PROBLEM DETAILS -
Gather the lines from the material that contain "matplotlib".
::::::::
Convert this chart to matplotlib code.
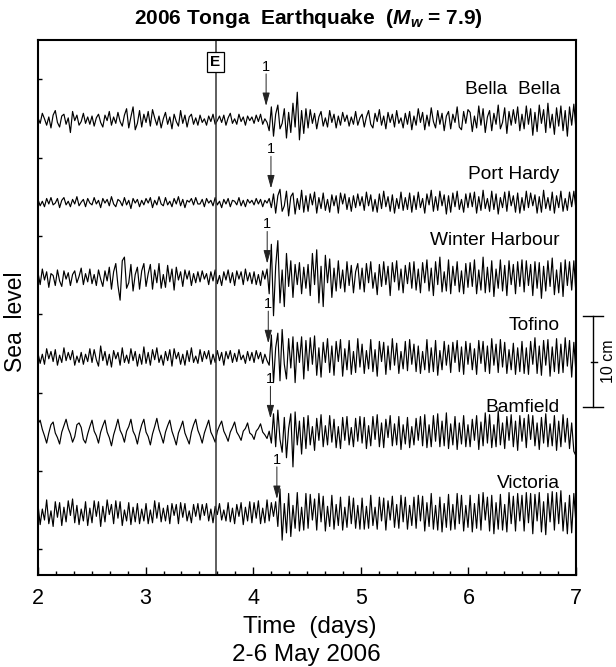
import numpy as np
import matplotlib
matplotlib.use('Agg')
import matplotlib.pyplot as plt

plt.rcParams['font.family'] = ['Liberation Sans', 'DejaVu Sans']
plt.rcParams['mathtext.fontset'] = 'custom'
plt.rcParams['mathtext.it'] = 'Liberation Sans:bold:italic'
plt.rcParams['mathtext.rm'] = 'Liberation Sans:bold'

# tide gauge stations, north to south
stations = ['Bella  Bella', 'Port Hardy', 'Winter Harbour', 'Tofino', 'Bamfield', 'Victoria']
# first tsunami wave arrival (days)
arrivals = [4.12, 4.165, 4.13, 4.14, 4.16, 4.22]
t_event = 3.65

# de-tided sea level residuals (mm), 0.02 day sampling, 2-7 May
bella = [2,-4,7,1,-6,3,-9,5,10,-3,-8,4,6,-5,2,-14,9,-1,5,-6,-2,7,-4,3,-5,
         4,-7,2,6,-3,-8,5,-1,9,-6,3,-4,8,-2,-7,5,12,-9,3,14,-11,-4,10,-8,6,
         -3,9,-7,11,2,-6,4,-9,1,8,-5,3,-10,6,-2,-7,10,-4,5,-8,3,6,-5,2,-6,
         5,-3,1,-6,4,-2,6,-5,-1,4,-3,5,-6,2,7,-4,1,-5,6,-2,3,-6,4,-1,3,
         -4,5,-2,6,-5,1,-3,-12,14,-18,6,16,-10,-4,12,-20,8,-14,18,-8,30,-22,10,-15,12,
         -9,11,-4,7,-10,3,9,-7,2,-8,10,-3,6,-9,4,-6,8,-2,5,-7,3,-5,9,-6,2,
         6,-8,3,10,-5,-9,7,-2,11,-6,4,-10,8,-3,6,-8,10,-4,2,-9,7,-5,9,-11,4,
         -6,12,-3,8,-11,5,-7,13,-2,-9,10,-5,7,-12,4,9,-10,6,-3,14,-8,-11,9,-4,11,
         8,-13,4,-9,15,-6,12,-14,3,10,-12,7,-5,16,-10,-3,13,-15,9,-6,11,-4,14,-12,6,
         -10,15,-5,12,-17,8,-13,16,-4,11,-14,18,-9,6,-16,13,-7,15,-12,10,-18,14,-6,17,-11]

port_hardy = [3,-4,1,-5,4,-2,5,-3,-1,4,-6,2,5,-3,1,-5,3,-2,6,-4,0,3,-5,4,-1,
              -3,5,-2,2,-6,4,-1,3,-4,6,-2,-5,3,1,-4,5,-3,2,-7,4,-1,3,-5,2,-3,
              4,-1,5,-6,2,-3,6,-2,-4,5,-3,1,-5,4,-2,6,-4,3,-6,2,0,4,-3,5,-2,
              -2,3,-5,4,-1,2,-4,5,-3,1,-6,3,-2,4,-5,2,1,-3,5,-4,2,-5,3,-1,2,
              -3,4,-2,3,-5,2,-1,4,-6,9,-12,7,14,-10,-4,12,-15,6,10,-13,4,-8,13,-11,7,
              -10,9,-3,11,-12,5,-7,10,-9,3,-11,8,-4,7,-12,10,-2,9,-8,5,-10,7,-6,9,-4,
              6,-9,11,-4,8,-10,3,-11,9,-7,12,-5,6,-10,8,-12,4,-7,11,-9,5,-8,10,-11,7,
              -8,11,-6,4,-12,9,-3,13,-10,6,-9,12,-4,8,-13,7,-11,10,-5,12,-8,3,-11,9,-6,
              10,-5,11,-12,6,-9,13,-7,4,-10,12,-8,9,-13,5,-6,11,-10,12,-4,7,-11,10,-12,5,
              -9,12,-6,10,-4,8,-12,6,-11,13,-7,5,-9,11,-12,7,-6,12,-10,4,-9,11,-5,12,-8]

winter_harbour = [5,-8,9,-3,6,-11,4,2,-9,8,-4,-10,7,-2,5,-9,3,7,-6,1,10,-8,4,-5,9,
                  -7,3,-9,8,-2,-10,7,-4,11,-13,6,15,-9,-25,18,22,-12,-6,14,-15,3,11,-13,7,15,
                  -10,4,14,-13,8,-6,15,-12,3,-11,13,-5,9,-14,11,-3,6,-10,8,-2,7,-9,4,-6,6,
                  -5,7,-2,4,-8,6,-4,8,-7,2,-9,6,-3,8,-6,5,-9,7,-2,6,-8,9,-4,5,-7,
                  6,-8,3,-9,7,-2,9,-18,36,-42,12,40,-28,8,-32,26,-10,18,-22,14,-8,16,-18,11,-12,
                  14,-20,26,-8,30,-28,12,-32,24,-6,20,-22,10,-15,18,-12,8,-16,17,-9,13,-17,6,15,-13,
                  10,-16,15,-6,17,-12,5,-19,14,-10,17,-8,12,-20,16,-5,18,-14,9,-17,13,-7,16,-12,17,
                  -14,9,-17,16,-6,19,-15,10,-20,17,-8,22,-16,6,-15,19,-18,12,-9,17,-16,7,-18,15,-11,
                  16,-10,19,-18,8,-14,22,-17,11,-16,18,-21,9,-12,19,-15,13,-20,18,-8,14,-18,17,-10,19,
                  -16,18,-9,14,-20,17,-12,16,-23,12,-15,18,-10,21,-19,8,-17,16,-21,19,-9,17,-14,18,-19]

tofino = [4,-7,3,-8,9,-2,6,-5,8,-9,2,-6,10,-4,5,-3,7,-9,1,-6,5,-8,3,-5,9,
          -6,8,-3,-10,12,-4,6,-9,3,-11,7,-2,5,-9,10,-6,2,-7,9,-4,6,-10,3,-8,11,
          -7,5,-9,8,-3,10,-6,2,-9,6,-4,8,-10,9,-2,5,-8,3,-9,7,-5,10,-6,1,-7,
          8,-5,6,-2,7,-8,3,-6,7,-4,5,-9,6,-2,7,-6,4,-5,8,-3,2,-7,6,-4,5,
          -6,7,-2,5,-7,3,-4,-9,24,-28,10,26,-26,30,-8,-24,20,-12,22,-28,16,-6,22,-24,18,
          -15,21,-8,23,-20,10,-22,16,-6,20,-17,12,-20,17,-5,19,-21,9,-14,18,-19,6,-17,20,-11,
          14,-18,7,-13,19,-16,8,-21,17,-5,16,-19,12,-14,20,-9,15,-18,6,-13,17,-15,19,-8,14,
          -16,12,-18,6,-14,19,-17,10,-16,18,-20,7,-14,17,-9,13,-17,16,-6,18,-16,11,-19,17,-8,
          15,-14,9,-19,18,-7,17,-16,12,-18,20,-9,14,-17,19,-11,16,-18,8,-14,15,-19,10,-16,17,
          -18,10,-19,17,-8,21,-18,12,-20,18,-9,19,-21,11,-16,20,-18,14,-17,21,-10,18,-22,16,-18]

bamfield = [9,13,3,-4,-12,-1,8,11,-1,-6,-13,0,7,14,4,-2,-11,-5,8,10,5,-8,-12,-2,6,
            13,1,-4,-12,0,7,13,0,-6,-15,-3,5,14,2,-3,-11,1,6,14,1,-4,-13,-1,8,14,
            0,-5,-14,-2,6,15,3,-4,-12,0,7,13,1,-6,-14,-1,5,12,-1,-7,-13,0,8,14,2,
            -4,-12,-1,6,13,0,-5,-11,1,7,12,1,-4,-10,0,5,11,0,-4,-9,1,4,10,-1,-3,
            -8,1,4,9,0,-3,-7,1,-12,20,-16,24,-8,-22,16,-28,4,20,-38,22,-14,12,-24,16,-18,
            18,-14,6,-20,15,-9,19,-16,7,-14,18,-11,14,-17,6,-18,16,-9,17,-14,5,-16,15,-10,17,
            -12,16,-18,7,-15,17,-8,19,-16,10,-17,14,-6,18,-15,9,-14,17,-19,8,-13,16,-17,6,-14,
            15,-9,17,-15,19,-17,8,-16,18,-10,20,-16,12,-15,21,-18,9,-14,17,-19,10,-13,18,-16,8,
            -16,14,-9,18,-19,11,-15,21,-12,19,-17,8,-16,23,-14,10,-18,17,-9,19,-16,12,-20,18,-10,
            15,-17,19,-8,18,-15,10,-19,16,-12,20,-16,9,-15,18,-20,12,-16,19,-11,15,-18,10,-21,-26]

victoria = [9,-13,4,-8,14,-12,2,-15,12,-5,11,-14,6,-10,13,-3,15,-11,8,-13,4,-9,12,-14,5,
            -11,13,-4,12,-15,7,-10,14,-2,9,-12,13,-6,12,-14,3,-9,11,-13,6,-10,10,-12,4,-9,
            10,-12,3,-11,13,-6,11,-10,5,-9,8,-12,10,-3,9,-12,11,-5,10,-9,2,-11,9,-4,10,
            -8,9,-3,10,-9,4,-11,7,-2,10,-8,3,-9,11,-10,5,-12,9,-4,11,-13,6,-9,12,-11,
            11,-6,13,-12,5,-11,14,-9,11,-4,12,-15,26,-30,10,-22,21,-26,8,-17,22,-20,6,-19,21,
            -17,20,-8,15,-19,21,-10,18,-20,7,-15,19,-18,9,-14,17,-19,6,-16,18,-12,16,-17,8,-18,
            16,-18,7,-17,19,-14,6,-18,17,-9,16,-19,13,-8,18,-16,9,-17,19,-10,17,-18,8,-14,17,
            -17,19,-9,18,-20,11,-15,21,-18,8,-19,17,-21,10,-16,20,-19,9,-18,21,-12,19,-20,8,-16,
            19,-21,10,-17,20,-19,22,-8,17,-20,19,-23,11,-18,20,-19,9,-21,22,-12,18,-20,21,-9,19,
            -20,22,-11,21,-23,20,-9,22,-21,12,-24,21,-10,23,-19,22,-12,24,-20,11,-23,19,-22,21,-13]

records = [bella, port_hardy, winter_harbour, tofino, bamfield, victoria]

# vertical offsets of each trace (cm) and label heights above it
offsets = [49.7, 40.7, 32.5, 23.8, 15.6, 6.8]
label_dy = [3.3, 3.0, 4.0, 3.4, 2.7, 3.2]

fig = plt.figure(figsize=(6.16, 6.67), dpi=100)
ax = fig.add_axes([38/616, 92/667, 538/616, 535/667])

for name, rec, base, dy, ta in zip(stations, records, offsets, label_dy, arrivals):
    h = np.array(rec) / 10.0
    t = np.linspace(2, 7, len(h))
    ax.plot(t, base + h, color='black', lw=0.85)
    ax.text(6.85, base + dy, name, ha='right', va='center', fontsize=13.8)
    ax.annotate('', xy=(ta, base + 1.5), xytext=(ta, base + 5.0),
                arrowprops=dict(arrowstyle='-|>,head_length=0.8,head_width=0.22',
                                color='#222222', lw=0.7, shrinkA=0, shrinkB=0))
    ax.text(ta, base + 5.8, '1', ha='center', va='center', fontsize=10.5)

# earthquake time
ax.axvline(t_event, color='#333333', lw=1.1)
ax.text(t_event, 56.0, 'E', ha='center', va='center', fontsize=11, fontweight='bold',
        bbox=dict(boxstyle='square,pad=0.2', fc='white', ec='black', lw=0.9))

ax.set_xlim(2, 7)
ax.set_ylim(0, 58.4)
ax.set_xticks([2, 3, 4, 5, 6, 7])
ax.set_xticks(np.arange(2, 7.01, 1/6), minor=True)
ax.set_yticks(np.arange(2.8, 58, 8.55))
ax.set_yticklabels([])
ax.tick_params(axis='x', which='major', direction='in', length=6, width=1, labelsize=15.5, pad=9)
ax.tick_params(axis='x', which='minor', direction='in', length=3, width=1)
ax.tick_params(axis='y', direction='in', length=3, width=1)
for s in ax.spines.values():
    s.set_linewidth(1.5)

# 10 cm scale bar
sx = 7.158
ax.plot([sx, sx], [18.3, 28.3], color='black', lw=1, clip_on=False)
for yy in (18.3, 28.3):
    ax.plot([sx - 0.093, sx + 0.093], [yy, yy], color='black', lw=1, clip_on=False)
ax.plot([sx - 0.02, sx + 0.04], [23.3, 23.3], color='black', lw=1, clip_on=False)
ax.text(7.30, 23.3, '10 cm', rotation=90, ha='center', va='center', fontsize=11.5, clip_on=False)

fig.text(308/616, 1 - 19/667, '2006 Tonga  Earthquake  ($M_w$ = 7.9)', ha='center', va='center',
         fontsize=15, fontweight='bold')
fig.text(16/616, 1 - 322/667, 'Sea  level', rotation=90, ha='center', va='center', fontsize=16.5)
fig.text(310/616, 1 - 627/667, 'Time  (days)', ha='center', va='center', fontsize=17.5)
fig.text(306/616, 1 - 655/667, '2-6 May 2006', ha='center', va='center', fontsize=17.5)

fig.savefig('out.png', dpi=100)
::::::::
EXPECTED ANSWER -
Convert this chart to matplotlib code.
import matplotlib
matplotlib.use('Agg')
import matplotlib.pyplot as plt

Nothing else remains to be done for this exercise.